Reproduce the material word for word; the images stay out.

━━━━━━━━━━

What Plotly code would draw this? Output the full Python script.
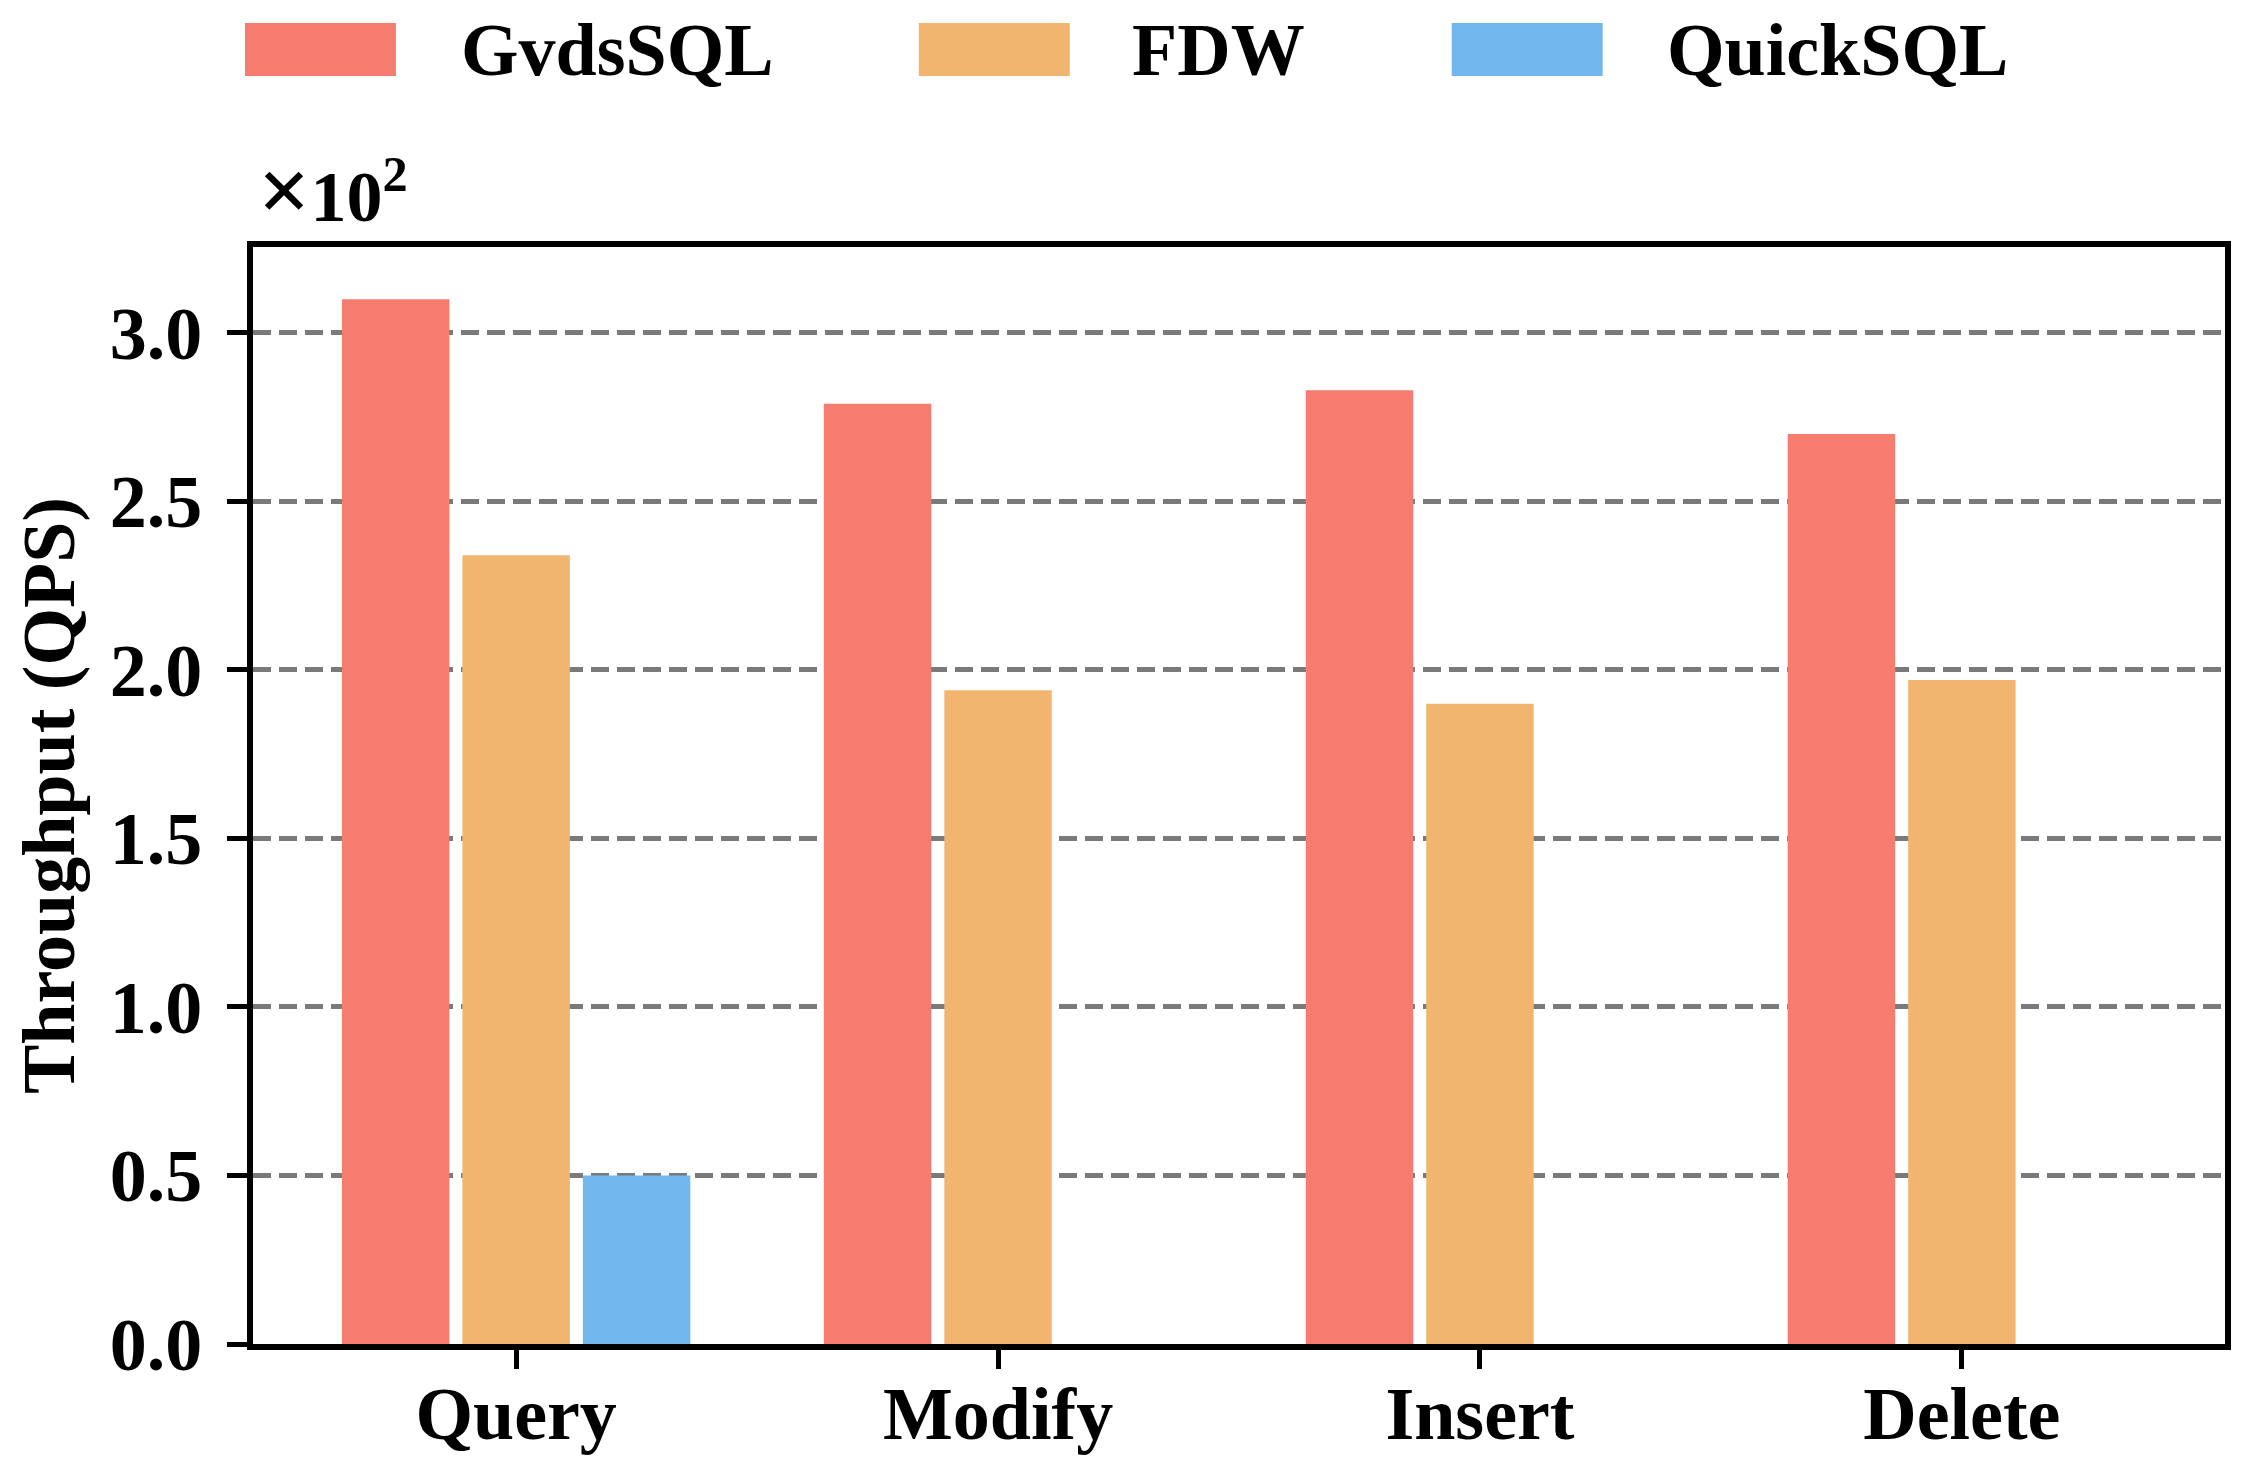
import plotly.graph_objects as go

# ---- data (values in units of 10^2 QPS) ----
categories = ["Query", "Modify", "Insert", "Delete"]
series_names = ["GvdsSQL", "FDW", "QuickSQL"]
gvdssql = [3.10, 2.79, 2.83, 2.70]
fdw = [2.34, 1.94, 1.90, 1.97]
quicksql = [0.50, None, None, None]
colors = ["#F57C6E", "#F2B56F", "#71B7ED"]
y_ticks = [0.0, 0.5, 1.0, 1.5, 2.0, 2.5, 3.0]

# The page body has an 8px default margin; work in figure coordinates offset by it.
OFF = 8
W, H = 2252 - 2 * OFF, 1470 - 2 * OFF
L, T = 253 - OFF, 247 - OFF
R = W - (2225.5 - OFF)
B = H - (1344.5 - OFF)
FONT = "Liberation Serif"
FS = 74

fig = go.Figure()
for name, vals, col in zip(series_names, [gvdssql, fdw, quicksql], colors):
    fig.add_trace(go.Bar(x=categories, y=vals, name=name,
                         marker=dict(color=col, line=dict(width=0)),
                         showlegend=False))

fig.update_layout(
    width=W, height=H,
    margin=dict(l=L, r=R, t=T, b=B, autoexpand=False),
    paper_bgcolor="white", plot_bgcolor="white",
    barmode="group", bargap=0.25, bargroupgap=0.108,
    font=dict(family=FONT, size=FS, color="black", weight="bold"),
)

fig.update_xaxes(
    range=[-0.546, 3.546],
    showline=True, linecolor="black", linewidth=6, mirror=True,
    ticks="outside", ticklen=19, tickwidth=5, tickcolor="black",
    ticklabelstandoff=-19,
    tickfont=dict(family=FONT, size=FS, color="black", weight="bold"),
    showgrid=False, zeroline=False,
)
fig.update_yaxes(
    range=[0, 3.255],
    tickvals=y_ticks, tickformat=".1f",
    showline=True, linecolor="black", linewidth=6, mirror=True,
    ticks="outside", ticklen=20, tickwidth=5, tickcolor="black",
    ticklabelstandoff=10,
    tickfont=dict(family=FONT, size=FS, color="black", weight="bold"),
    showgrid=True, gridcolor="#7a7a7a", gridwidth=5, griddash="18px,8px",
    zeroline=False,
    title=dict(text="Throughput (QPS)", standoff=22,
               font=dict(family=FONT, size=FS, color="black", weight="bold")),
)

# offset text ×10^2
fig.add_annotation(xref="paper", yref="paper", x=0, y=1, xanchor="left", yanchor="bottom",
                   xshift=3, yshift=4, showarrow=False,
                   text="<span style='font-size:92px'>×</span>10<sup>2</sup>",
                   font=dict(family=FONT, size=72, color="black", weight="bold"))

# custom legend (large patches like the reference), positions in page pixels
def px_x(p):
    return (p - OFF - L) / (W - L - R)

def px_y(p):
    return (H - B - (p - OFF)) / (H - T - B)

patch_left = [245, 919, 1452]
patch_w = 151
text_left = [459, 1130, 1665]
for name, col, pl, tl in zip(series_names, colors, patch_left, text_left):
    fig.add_shape(type="rect", xref="paper", yref="paper",
                  x0=px_x(pl), x1=px_x(pl + patch_w), y0=px_y(76), y1=px_y(23),
                  fillcolor=col, line=dict(width=0), layer="above")
    fig.add_annotation(xref="paper", yref="paper", x=px_x(tl), y=px_y(50),
                       xanchor="left", yanchor="middle", showarrow=False, text=name,
                       font=dict(family=FONT, size=FS, color="black", weight="bold"))

fig.write_html("out.html")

━━━━━━━━━━

=== COMPLETE ANSWER ===
What Plotly code would draw this? Output the full Python script.
import plotly.graph_objects as go

# ---- data (values in units of 10^2 QPS) ----
categories = ["Query", "Modify", "Insert", "Delete"]
series_names = ["GvdsSQL", "FDW", "QuickSQL"]
gvdssql = [3.10, 2.79, 2.83, 2.70]
fdw = [2.34, 1.94, 1.90, 1.97]
quicksql = [0.50, None, None, None]
colors = ["#F57C6E", "#F2B56F", "#71B7ED"]
y_ticks = [0.0, 0.5, 1.0, 1.5, 2.0, 2.5, 3.0]

# The page body has an 8px default margin; work in figure coordinates offset by it.
OFF = 8
W, H = 2252 - 2 * OFF, 1470 - 2 * OFF
L, T = 253 - OFF, 247 - OFF
R = W - (2225.5 - OFF)
B = H - (1344.5 - OFF)
FONT = "Liberation Serif"
FS = 74

fig = go.Figure()
for name, vals, col in zip(series_names, [gvdssql, fdw, quicksql], colors):
    fig.add_trace(go.Bar(x=categories, y=vals, name=name,
                         marker=dict(color=col, line=dict(width=0)),
                         showlegend=False))

fig.update_layout(
    width=W, height=H,
    margin=dict(l=L, r=R, t=T, b=B, autoexpand=False),
    paper_bgcolor="white", plot_bgcolor="white",
    barmode="group", bargap=0.25, bargroupgap=0.108,
    font=dict(family=FONT, size=FS, color="black", weight="bold"),
)

fig.update_xaxes(
    range=[-0.546, 3.546],
    showline=True, linecolor="black", linewidth=6, mirror=True,
    ticks="outside", ticklen=19, tickwidth=5, tickcolor="black",
    ticklabelstandoff=-19,
    tickfont=dict(family=FONT, size=FS, color="black", weight="bold"),
    showgrid=False, zeroline=False,
)
fig.update_yaxes(
    range=[0, 3.255],
    tickvals=y_ticks, tickformat=".1f",
    showline=True, linecolor="black", linewidth=6, mirror=True,
    ticks="outside", ticklen=20, tickwidth=5, tickcolor="black",
    ticklabelstandoff=10,
    tickfont=dict(family=FONT, size=FS, color="black", weight="bold"),
    showgrid=True, gridcolor="#7a7a7a", gridwidth=5, griddash="18px,8px",
    zeroline=False,
    title=dict(text="Throughput (QPS)", standoff=22,
               font=dict(family=FONT, size=FS, color="black", weight="bold")),
)

# offset text ×10^2
fig.add_annotation(xref="paper", yref="paper", x=0, y=1, xanchor="left", yanchor="bottom",
                   xshift=3, yshift=4, showarrow=False,
                   text="<span style='font-size:92px'>×</span>10<sup>2</sup>",
                   font=dict(family=FONT, size=72, color="black", weight="bold"))

# custom legend (large patches like the reference), positions in page pixels
def px_x(p):
    return (p - OFF - L) / (W - L - R)

def px_y(p):
    return (H - B - (p - OFF)) / (H - T - B)

patch_left = [245, 919, 1452]
patch_w = 151
text_left = [459, 1130, 1665]
for name, col, pl, tl in zip(series_names, colors, patch_left, text_left):
    fig.add_shape(type="rect", xref="paper", yref="paper",
                  x0=px_x(pl), x1=px_x(pl + patch_w), y0=px_y(76), y1=px_y(23),
                  fillcolor=col, line=dict(width=0), layer="above")
    fig.add_annotation(xref="paper", yref="paper", x=px_x(tl), y=px_y(50),
                       xanchor="left", yanchor="middle", showarrow=False, text=name,
                       font=dict(family=FONT, size=FS, color="black", weight="bold"))

fig.write_html("out.html")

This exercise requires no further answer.